* _DATASET EXCERPT_
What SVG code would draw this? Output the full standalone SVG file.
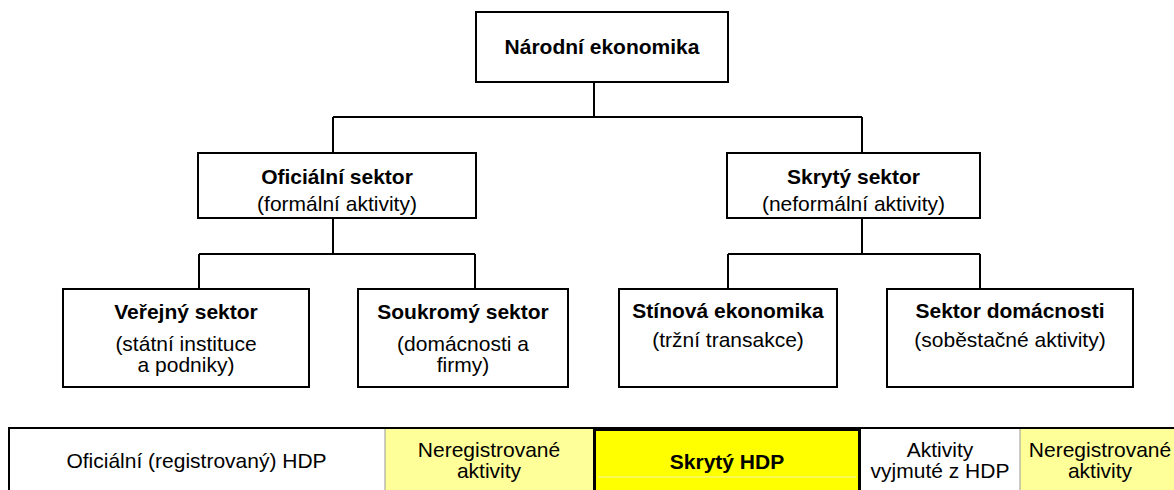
<svg xmlns="http://www.w3.org/2000/svg" width="1174" height="490" viewBox="0 0 1174 490">
<style>
.box{fill:#fff;stroke:#000;stroke-width:2}
.ln{fill:none;stroke:#000;stroke-width:2}
text{font-family:"Liberation Sans",Arial,sans-serif;font-size:21px;fill:#000;text-anchor:middle}
.b{font-weight:bold}
</style>
<rect width="1174" height="490" fill="#fff"/>
<g id="connectors">
<path class="ln" d="M594,82V117M333,117H862M333,117V153M862,117V153"/>
<path class="ln" d="M333,218V254M199,254H475M199,254V289M475,254V289"/>
<path class="ln" d="M862,218V254M728,254H980M728,254V289M980,254V289"/>
</g>
<g id="narodni">
<rect class="box" x="476" y="12" width="252" height="70"/>
<text class="b" x="602" y="54">Národní ekonomika</text>
</g>
<g id="oficialni">
<rect class="box" x="198" y="153" width="278" height="65"/>
<text class="b" x="337" y="184">Oficiální sektor</text>
<text x="337" y="211">(formální aktivity)</text>
</g>
<g id="skryty">
<rect class="box" x="727" y="153" width="253" height="65"/>
<text class="b" x="853.5" y="184">Skrytý sektor</text>
<text x="853.5" y="211">(neformální aktivity)</text>
</g>
<g id="verejny">
<rect class="box" x="63" y="289" width="246" height="98"/>
<text class="b" x="186" y="319">Veřejný sektor</text>
<text x="186" y="351">(státní instituce</text>
<text x="186" y="372">a podniky)</text>
</g>
<g id="soukromy">
<rect class="box" x="358" y="289" width="210" height="98"/>
<text class="b" x="463" y="319">Soukromý sektor</text>
<text x="463" y="351">(domácnosti a</text>
<text x="463" y="372">firmy)</text>
</g>
<g id="stinova">
<rect class="box" x="619" y="289" width="218" height="98"/>
<text class="b" x="728" y="318">Stínová ekonomika</text>
<text x="728" y="347">(tržní transakce)</text>
</g>
<g id="domacnosti">
<rect class="box" x="887" y="289" width="246" height="98"/>
<text class="b" x="1010" y="318">Sektor domácnosti</text>
<text x="1010" y="347">(soběstačné aktivity)</text>
</g>
<g id="bar">
<rect x="8" y="428" width="377" height="64" fill="#fff"/>
<rect x="385" y="428" width="208" height="64" fill="#ffff99"/>
<rect x="860" y="428" width="160" height="64" fill="#fff"/>
<rect x="1020" y="428" width="156" height="64" fill="#ffff99"/>
<line x1="385" y1="428" x2="385" y2="492" stroke="#999" stroke-width="1"/>
<line x1="1020" y1="428" x2="1020" y2="492" stroke="#999" stroke-width="1"/>
<path class="ln" d="M9,492V428H1176"/>
<rect x="594.5" y="429.5" width="265" height="64" fill="#ffff00" stroke="#000" stroke-width="3"/>
<line x1="598" y1="477" x2="856" y2="477" stroke="#f4f4a8" stroke-width="1"/>
<text x="196.5" y="468">Oficiální (registrovaný) HDP</text>
<text x="489" y="457">Neregistrované</text>
<text x="489" y="478">aktivity</text>
<text class="b" x="727" y="469">Skrytý HDP</text>
<text x="940" y="457">Aktivity</text>
<text x="940" y="478">vyjmuté z HDP</text>
<text x="1100" y="457">Neregistrované</text>
<text x="1100" y="478">aktivity</text>
</g>
</svg>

* _WHAT IS ASKED_
From the data above, write out everything exactly except the pictures.

* _TASK RESULT_
What SVG code would draw this? Output the full standalone SVG file.
<svg xmlns="http://www.w3.org/2000/svg" width="1174" height="490" viewBox="0 0 1174 490">
<style>
.box{fill:#fff;stroke:#000;stroke-width:2}
.ln{fill:none;stroke:#000;stroke-width:2}
text{font-family:"Liberation Sans",Arial,sans-serif;font-size:21px;fill:#000;text-anchor:middle}
.b{font-weight:bold}
</style>
<rect width="1174" height="490" fill="#fff"/>
<g id="connectors">
<path class="ln" d="M594,82V117M333,117H862M333,117V153M862,117V153"/>
<path class="ln" d="M333,218V254M199,254H475M199,254V289M475,254V289"/>
<path class="ln" d="M862,218V254M728,254H980M728,254V289M980,254V289"/>
</g>
<g id="narodni">
<rect class="box" x="476" y="12" width="252" height="70"/>
<text class="b" x="602" y="54">Národní ekonomika</text>
</g>
<g id="oficialni">
<rect class="box" x="198" y="153" width="278" height="65"/>
<text class="b" x="337" y="184">Oficiální sektor</text>
<text x="337" y="211">(formální aktivity)</text>
</g>
<g id="skryty">
<rect class="box" x="727" y="153" width="253" height="65"/>
<text class="b" x="853.5" y="184">Skrytý sektor</text>
<text x="853.5" y="211">(neformální aktivity)</text>
</g>
<g id="verejny">
<rect class="box" x="63" y="289" width="246" height="98"/>
<text class="b" x="186" y="319">Veřejný sektor</text>
<text x="186" y="351">(státní instituce</text>
<text x="186" y="372">a podniky)</text>
</g>
<g id="soukromy">
<rect class="box" x="358" y="289" width="210" height="98"/>
<text class="b" x="463" y="319">Soukromý sektor</text>
<text x="463" y="351">(domácnosti a</text>
<text x="463" y="372">firmy)</text>
</g>
<g id="stinova">
<rect class="box" x="619" y="289" width="218" height="98"/>
<text class="b" x="728" y="318">Stínová ekonomika</text>
<text x="728" y="347">(tržní transakce)</text>
</g>
<g id="domacnosti">
<rect class="box" x="887" y="289" width="246" height="98"/>
<text class="b" x="1010" y="318">Sektor domácnosti</text>
<text x="1010" y="347">(soběstačné aktivity)</text>
</g>
<g id="bar">
<rect x="8" y="428" width="377" height="64" fill="#fff"/>
<rect x="385" y="428" width="208" height="64" fill="#ffff99"/>
<rect x="860" y="428" width="160" height="64" fill="#fff"/>
<rect x="1020" y="428" width="156" height="64" fill="#ffff99"/>
<line x1="385" y1="428" x2="385" y2="492" stroke="#999" stroke-width="1"/>
<line x1="1020" y1="428" x2="1020" y2="492" stroke="#999" stroke-width="1"/>
<path class="ln" d="M9,492V428H1176"/>
<rect x="594.5" y="429.5" width="265" height="64" fill="#ffff00" stroke="#000" stroke-width="3"/>
<line x1="598" y1="477" x2="856" y2="477" stroke="#f4f4a8" stroke-width="1"/>
<text x="196.5" y="468">Oficiální (registrovaný) HDP</text>
<text x="489" y="457">Neregistrované</text>
<text x="489" y="478">aktivity</text>
<text class="b" x="727" y="469">Skrytý HDP</text>
<text x="940" y="457">Aktivity</text>
<text x="940" y="478">vyjmuté z HDP</text>
<text x="1100" y="457">Neregistrované</text>
<text x="1100" y="478">aktivity</text>
</g>
</svg>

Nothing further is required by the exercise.